95 GeV Diphoton and $b \bar{b}$ Excesses in the General Next-to-Minimal Supersymmetric Standard Model

TL;DR

This paper proposes that the observed 95 GeV excesses in diphoton and $b\bar{b}$ signals can be explained by a singlet-dominated Higgs boson within the general Next-to-Minimal Supersymmetric Standard Model, consistent with current experimental data.

Contribution

It demonstrates that the 95 GeV excesses can be interpreted by a singlet-like Higgs in the NMSSM without conflicting with existing constraints, using both analytic and numerical methods.

Findings

The excesses can be explained within a broad parameter space of the NMSSM.

The model remains consistent with Higgs data, dark matter, and collider constraints.

Dark matter physics may influence the Higgs signal interpretations.

Abstract

The CMS and ATLAS collaborations recently published their results searching for light Higgs bosons, using the complete Run 2 data of the LHC. Both reported an excess in the diphoton invariant mass distribution at $m_{\gamma \gamma} \simeq 95.4~{\rm GeV}$ with compatible signal strengths.
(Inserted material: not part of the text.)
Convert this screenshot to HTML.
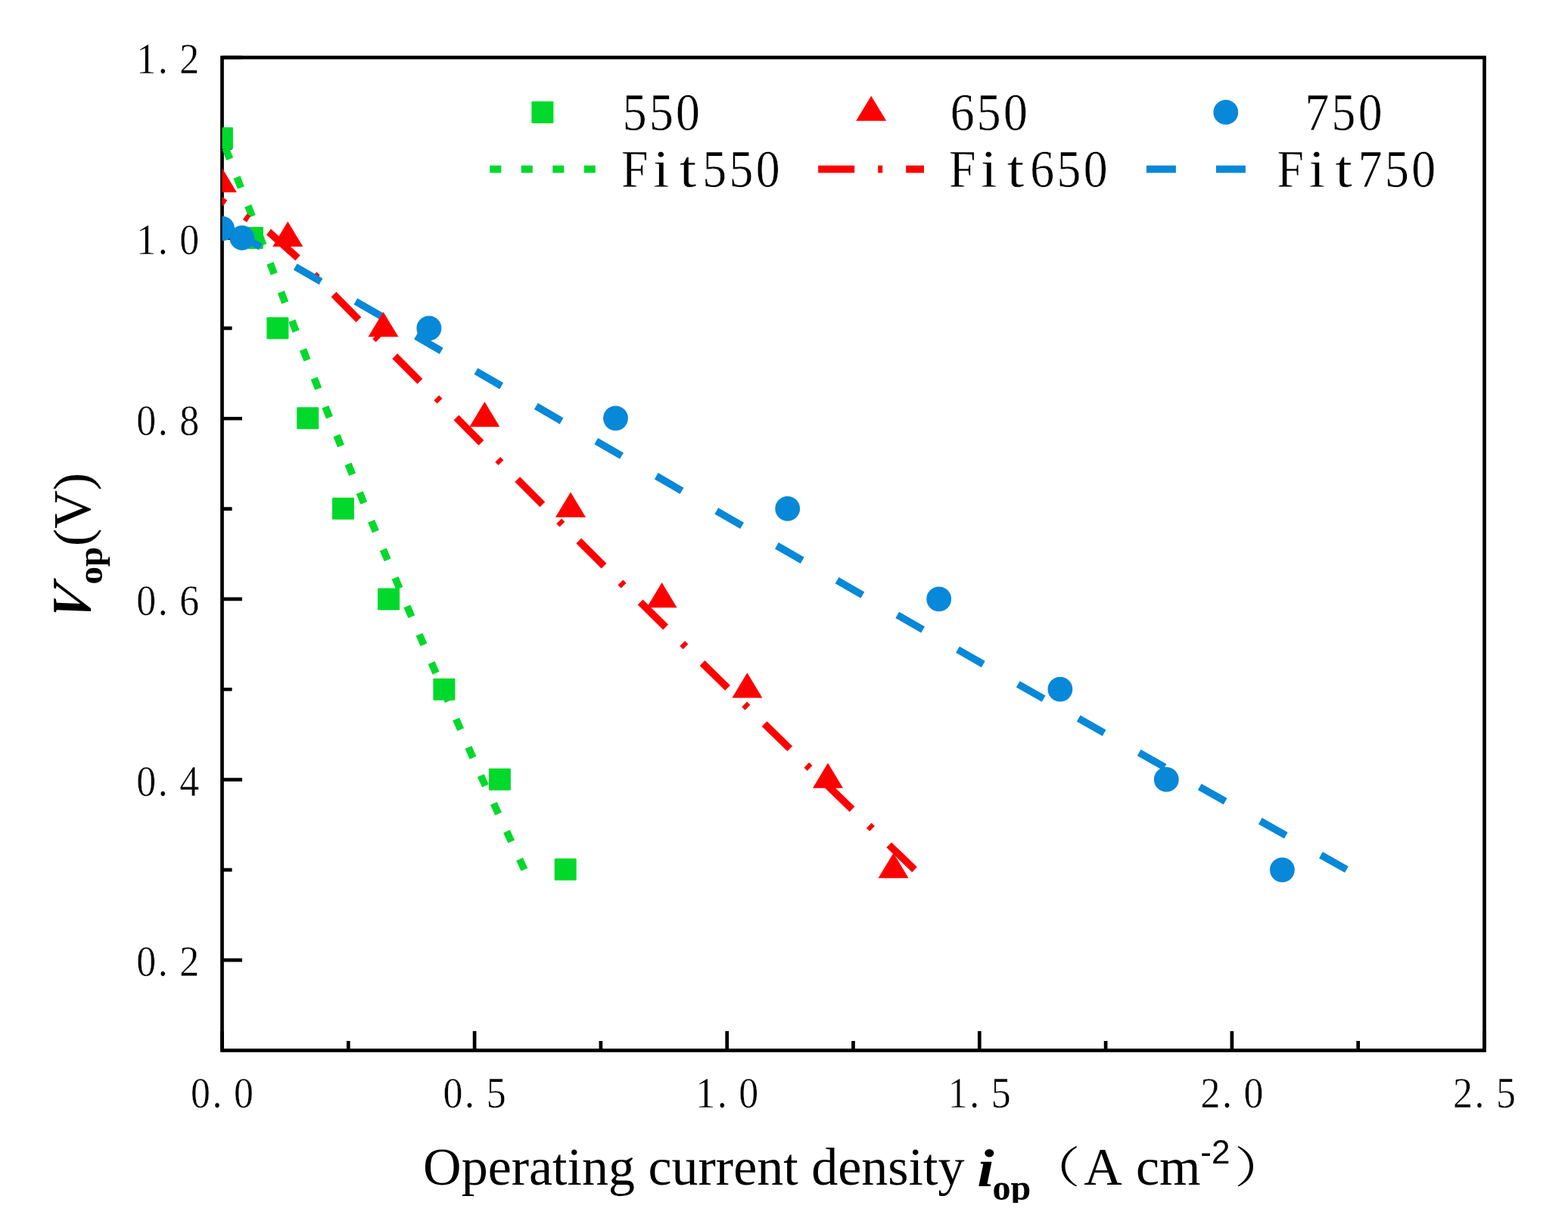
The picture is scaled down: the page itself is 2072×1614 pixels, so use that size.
<!DOCTYPE html>
<html><head><meta charset="utf-8"><title>Vop vs iop</title>
<style>
html,body{margin:0;padding:0;background:#fff;}
svg{display:block;}
.tk{font-family:"Liberation Serif","Noto Serif CJK SC",serif;stroke:#fff;stroke-width:0.45px;}
.tt{font-family:"Liberation Serif","Noto Serif CJK SC",serif;}
</style></head><body>
<svg width="2072" height="1614" viewBox="0 0 2072 1614">
<rect x="0" y="0" width="2072" height="1614" fill="#fff"/>
<defs><clipPath id="xt"><rect x="0" y="1480" width="2072" height="110"/></clipPath><clipPath id="plot"><rect x="293.5" y="76.0" width="1668.0" height="1312.5"/></clipPath></defs>

<rect x="293.5" y="76.0" width="1668.0" height="1312.5" fill="none" stroke="#000" stroke-width="4.7"/>
<path d="M293.50 1388.50V1362.90M460.30 1388.50V1375.90M627.10 1388.50V1362.90M793.90 1388.50V1375.90M960.70 1388.50V1362.90M1127.50 1388.50V1375.90M1294.30 1388.50V1362.90M1461.10 1388.50V1375.90M1627.90 1388.50V1362.90M1794.70 1388.50V1375.90M1961.50 1388.50V1362.90M293.50 1269.18H320.00M293.50 1149.86H306.60M293.50 1030.55H320.00M293.50 911.23H306.60M293.50 791.91H320.00M293.50 672.59H306.60M293.50 553.27H320.00M293.50 433.95H306.60M293.50 314.64H320.00M293.50 195.32H306.60M293.50 76.00H320.00" stroke="#000" stroke-width="4.7" fill="none"/>
<g transform="scale(0.91,1)"><text class="tk" x="212.36 236.54 275.00" y="97.30" font-size="57" text-anchor="middle" >1.2</text></g>
<g transform="scale(0.91,1)"><text class="tk" x="212.36 236.54 275.00" y="335.94" font-size="57" text-anchor="middle" >1.0</text></g>
<g transform="scale(0.91,1)"><text class="tk" x="212.36 236.54 275.00" y="574.57" font-size="57" text-anchor="middle" >0.8</text></g>
<g transform="scale(0.91,1)"><text class="tk" x="212.36 236.54 275.00" y="813.21" font-size="57" text-anchor="middle" >0.6</text></g>
<g transform="scale(0.91,1)"><text class="tk" x="212.36 236.54 275.00" y="1051.85" font-size="57" text-anchor="middle" >0.4</text></g>
<g transform="scale(0.91,1)"><text class="tk" x="212.36 236.54 275.00" y="1290.48" font-size="57" text-anchor="middle" >0.2</text></g>
<g transform="scale(0.91,1)"><text class="tk" x="291.21 315.38 353.85" y="1464.10" font-size="57" text-anchor="middle" >0.0</text></g>
<g transform="scale(0.91,1)"><text class="tk" x="657.80 681.98 720.44" y="1464.10" font-size="57" text-anchor="middle" >0.5</text></g>
<g transform="scale(0.91,1)"><text class="tk" x="1024.40 1048.57 1087.03" y="1464.10" font-size="57" text-anchor="middle" >1.0</text></g>
<g transform="scale(0.91,1)"><text class="tk" x="1390.99 1415.16 1453.63" y="1464.10" font-size="57" text-anchor="middle" >1.5</text></g>
<g transform="scale(0.91,1)"><text class="tk" x="1757.58 1781.76 1820.22" y="1464.10" font-size="57" text-anchor="middle" >2.0</text></g>
<g transform="scale(0.91,1)"><text class="tk" x="2124.18 2148.35 2186.81" y="1464.10" font-size="57" text-anchor="middle" >2.5</text></g>
<g clip-path="url(#plot)">
<rect x="278.90" y="168.30" width="29.0" height="29.0" rx="1.2" fill="#00d92b"/>
<rect x="319.00" y="299.90" width="29.0" height="29.0" rx="1.2" fill="#00d92b"/>
<rect x="352.40" y="419.30" width="29.0" height="29.0" rx="1.2" fill="#00d92b"/>
<rect x="392.20" y="538.30" width="29.0" height="29.0" rx="1.2" fill="#00d92b"/>
<rect x="439.00" y="657.70" width="29.0" height="29.0" rx="1.2" fill="#00d92b"/>
<rect x="499.10" y="777.40" width="29.0" height="29.0" rx="1.2" fill="#00d92b"/>
<rect x="572.40" y="896.70" width="29.0" height="29.0" rx="1.2" fill="#00d92b"/>
<rect x="645.90" y="1015.70" width="29.0" height="29.0" rx="1.2" fill="#00d92b"/>
<rect x="732.70" y="1134.80" width="29.0" height="29.0" rx="1.2" fill="#00d92b"/>
<path d="M293.2 183.4 L344.3 314.6 L389.6 433.9 L435.9 553.2 L483.8 672.5 L533.8 791.8 L585.3 911.1 L637.6 1030.4 L693.0 1149.7" fill="none" stroke="#00d92b" stroke-width="9.6" stroke-dasharray="15 25.679" stroke-dashoffset="26.90" stroke-linejoin="miter"/>
<path d="M255.8 240.2 L297.5 268.6 L326.1 288.1 L355.2 306.6 L393.6 341.0" fill="none" stroke="#ff0000" stroke-width="9.6" stroke-dasharray="51.500 31.500 6.000 31.500" stroke-dashoffset="0.96"/><path d="M393.6 341.0 L485.0 433.9 L604.0 553.2 L722.3 672.5 L841.8 791.8 L963.3 911.1 L1085.4 1030.4 L1208.7 1149.7" fill="none" stroke="#ff0000" stroke-width="9.6" stroke-dasharray="47.000 30.917 6.000 30.917" stroke-dashoffset="47.28"/>
<path d="M297.0 300.0 L324.0 314.6 L531.7 433.9 L736.3 553.2 L941.8 672.5 L1148.9 791.8 L1357.1 911.1 L1567.9 1030.4 L1780.0 1149.7" fill="none" stroke="#0788d8" stroke-width="9.6" stroke-dasharray="39 52.910" stroke-dashoffset="76.75"/>
<path d="M292.90 221.17L312.90 254.37L272.90 254.37Z" fill="#ff0000"/>
<path d="M380.30 292.87L400.30 326.07L360.30 326.07Z" fill="#ff0000"/>
<path d="M506.50 412.17L526.50 445.37L486.50 445.37Z" fill="#ff0000"/>
<path d="M640.40 531.07L660.40 564.27L620.40 564.27Z" fill="#ff0000"/>
<path d="M754.00 650.57L774.00 683.77L734.00 683.77Z" fill="#ff0000"/>
<path d="M874.60 769.97L894.60 803.17L854.60 803.17Z" fill="#ff0000"/>
<path d="M987.40 889.37L1007.40 922.57L967.40 922.57Z" fill="#ff0000"/>
<path d="M1094.00 1008.47L1114.00 1041.67L1074.00 1041.67Z" fill="#ff0000"/>
<path d="M1180.60 1127.47L1200.60 1160.67L1160.60 1160.67Z" fill="#ff0000"/>
<circle cx="293.60" cy="302.10" r="16.4" fill="#0788d8"/>
<circle cx="319.85" cy="314.50" r="16.4" fill="#0788d8"/>
<circle cx="566.90" cy="433.90" r="16.4" fill="#0788d8"/>
<circle cx="813.50" cy="552.80" r="16.4" fill="#0788d8"/>
<circle cx="1040.70" cy="672.30" r="16.4" fill="#0788d8"/>
<circle cx="1240.70" cy="791.90" r="16.4" fill="#0788d8"/>
<circle cx="1400.90" cy="911.10" r="16.4" fill="#0788d8"/>
<circle cx="1541.30" cy="1030.40" r="16.4" fill="#0788d8"/>
<circle cx="1694.40" cy="1149.80" r="16.4" fill="#0788d8"/>
</g>
<rect x="702.40" y="133.90" width="29.0" height="29.0" rx="1.2" fill="#00d92b"/>
<path d="M1151.20 126.67L1171.20 159.87L1131.20 159.87Z" fill="#ff0000"/>
<circle cx="1619.80" cy="148.40" r="16.4" fill="#0788d8"/>
<path d="M647.3 223.6H790" stroke="#00d92b" stroke-width="9.6" stroke-dasharray="15 26.5"/>
<path d="M1081.2 223.6H1221" stroke="#ff0000" stroke-width="9.6" stroke-dasharray="48 31 6 31"/>
<path d="M1514.9 223.6H1647" stroke="#0788d8" stroke-width="9.6" stroke-dasharray="39 53"/>
<g transform="scale(0.91,1)"><text class="tk" x="921.54 960.22 998.90" y="172.20" font-size="70" text-anchor="middle" >550</text></g>
<g transform="scale(0.91,1)"><text class="tk" y="247.50" font-size="70" text-anchor="middle" ><tspan x="921.54">F</tspan><tspan x="960.22" textLength="23.74" lengthAdjust="spacingAndGlyphs">i</tspan><tspan x="998.90" textLength="24.91" lengthAdjust="spacingAndGlyphs">t</tspan><tspan x="1037.58">5</tspan><tspan x="1076.26">5</tspan><tspan x="1114.95">0</tspan></text></g>
<g transform="scale(0.91,1)"><text class="tk" x="1397.36 1436.04 1474.73" y="172.20" font-size="70" text-anchor="middle" >650</text></g>
<g transform="scale(0.91,1)"><text class="tk" y="247.50" font-size="70" text-anchor="middle" ><tspan x="1397.36">F</tspan><tspan x="1436.04" textLength="23.74" lengthAdjust="spacingAndGlyphs">i</tspan><tspan x="1474.73" textLength="24.91" lengthAdjust="spacingAndGlyphs">t</tspan><tspan x="1513.41">6</tspan><tspan x="1552.09">5</tspan><tspan x="1590.77">0</tspan></text></g>
<g transform="scale(0.91,1)"><text class="tk" x="1873.74 1912.42 1951.10 1989.78" y="172.20" font-size="70" text-anchor="middle" >&#160;750</text></g>
<g transform="scale(0.91,1)"><text class="tk" y="247.50" font-size="70" text-anchor="middle" ><tspan x="1873.74">F</tspan><tspan x="1912.42" textLength="23.74" lengthAdjust="spacingAndGlyphs">i</tspan><tspan x="1951.10" textLength="24.91" lengthAdjust="spacingAndGlyphs">t</tspan><tspan x="1989.78">7</tspan><tspan x="2028.46">5</tspan><tspan x="2067.14">0</tspan></text></g>
<text class="tt" y="1566.3" font-size="70" clip-path="url(#xt)"><tspan x="559.1">Operating current density</tspan><tspan x="1291.2" y="1567.6" font-weight="bold" font-style="italic" textLength="22.5" lengthAdjust="spacingAndGlyphs">i</tspan><tspan x="1311.5" y="1585.6" font-weight="bold" font-size="48">op</tspan><tspan x="1356" y="1562.6" font-size="57" font-family="Liberation Serif, Noto Serif CJK SC, serif" textLength="71.8" lengthAdjust="spacingAndGlyphs">（</tspan><tspan x="1432.3" y="1566.3">A </tspan><tspan x="1501">cm</tspan><tspan x="1586.3" y="1537.8" font-family="Liberation Sans, sans-serif" font-size="44">-2</tspan><tspan x="1631.1" y="1562.6" font-size="57" font-family="Liberation Serif, Noto Serif CJK SC, serif" textLength="71.8" lengthAdjust="spacingAndGlyphs">）</tspan></text>
<text class="tt" transform="translate(118.8,815.45) rotate(-90) translate(-9.25,0) skewX(-14.15) scale(0.91,1)" x="0" y="0" font-size="73" font-weight="bold" font-style="italic">V</text>
<text class="tt" transform="translate(118.8,815.45) rotate(-90)" y="0" font-size="73"><tspan x="42.9" y="16.5" font-weight="bold" font-size="47">op</tspan><tspan x="93.4" y="0" font-size="70">(V)</tspan></text>
</svg>
</body></html>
The combined result corresponded to a local significance of $3.1\sigma$. Besides, the mass of the diphoton signal coincided with that of the $b\bar{b}$ excess observed at the LEP. Given the remarkable theoretical advantages of the general Next-to-Minimal Supersymmetric Standard Model, we interpret these excesses by the resonant productions of the singlet-dominated CP-even Higgs boson predicted by the theory. Using both analytic formulae and numerical results, we show that the idea can interpret the excesses by broad parameter space without contradicting current experimental restrictions, including those from the 125~{\rm GeV} Higgs data, the dark matter relic abundance and direct detection experiments, and the collider searches for supersymmetry and extra Higgs bosons. Although the explanations are scarcely affected by present Higgs data and the LHC search for supersymmetry, the dark matter physics may leave footprints on them. We also survey the other signals of the light Higgs boson at the LHC.